Two weeks ago, Mr Patil ran out of money and crossed over into Poland to earn a living so he could keep feeding his cats. The hospital where he worked was shut early in the war and has now been destroyed in a bomb attack, as Ukrainian forces have made rapid gains and have recaptured territory in the Russian-occupied region.
Now Mr Patil is living in a dormitory in a hostel in Warsaw with other Ukrainian refugees, looking to earn a living and anxious about the fate of his cats.
He says the internet in Svavtove stopped working two weeks ago, and he is checking on his cats daily by calling up a local farmer who is taking care of them.
“The caretaker tells me me the animals were missing me. The ‘lepjag’ didn’t eat properly for nearly a week. The black panther was in confusion. I want to save the animals and take them out, but I really don’t know how,” Mr Patil told the BBC on the phone from Warsaw.

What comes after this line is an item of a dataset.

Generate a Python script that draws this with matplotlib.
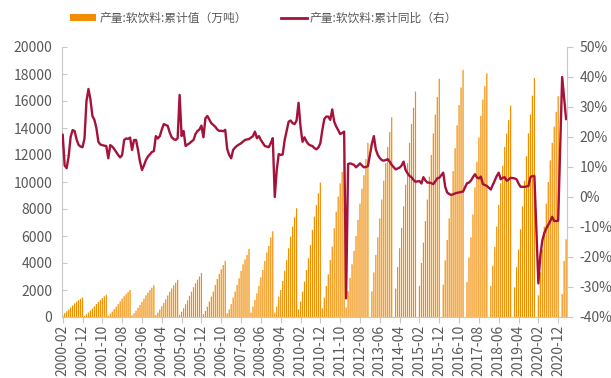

Mr Patil says he was forced to leave home in Ukraine with a bag carrying his clothes, $100 and a few thousand roubles in cash. He had exhausted all his savings and sold part of his farm land, two apartments, two cars, his motorcycle and camera for a little over $100,000 (£89,908).
After the war began, he says, he spent up to $300 feeding his cats – some 5kg of meat (mostly chicken) – every day.
“As the situation worsened and bomb attacks inched closer to my home and I ran out of money, I decided to leave the cats with the caretaker, cross the border, earn some money and return,” Mr Giri said. He said he had kept enough food to last three months in the freezer for his cats and paid the caretaker $2,400 as three months of wages.
But plans haven’t quite worked out that way.
After a 12-hour-long slow minibus ride through a war zone to the nearest border, he was taken out of the vehicle by patrolling Russian soldiers and thrown into an underground room for three days for interrogation, Mr Patil said.
“I was taken out of the bus, blindfolded and taken to a small underground cell where they gave me soup and bread and interrogated me. They looked at my identity papers and since they were made in Kyiv, they suspected I was a spy, giving information to the Ukrainian military.”
Mr Giri said he told the Russian soldiers that he had “taken no sides in the war”, and ran a YouTube channel on his cats with nearly 60,000 followers and that he had been stranded at home with his animals. “I showed them my videos and my channel,” he said.
“On the third night of my detention, a Russian officer came up to me and told me his wife had watched my videos and told him that their prisoner was not a partisan but an animal lover. He said, ‘Sleep well tonight.'”
Next morning, they let him free. They confiscated his passport and gave him a letter of identity, says Mr Patil.
They dropped him near the Polish border, which he crossed by providing his biometrics and telling his story to border officials.
The Polish authorities gave him a “paper visa” which allows him to stay in the country for 90 days, he said. Then he took a night bus to Warsaw.
Now, with the situation in his hometown worsening, Mr Patil says he’s clueless about when he will be able to return to his cats. His family is sending him money from home in the southern Indian state of Andhra Pradesh, where he was born.
“I have contacted the Indian embassy in Kyiv a few times on phone and WhatsApp, asking them whether they could take my cats out of Ukraine. They told me they don’t deal with wild animals,” he said. Earlier this week, he says he visited a zoo in Warsaw and sought their help in taking out his animals from the war zone.
“Somehow, I want my cats back. If the Indian government can help and pick them up and take them home to a zoo or a forest in India, it is fine. I just want to save them.”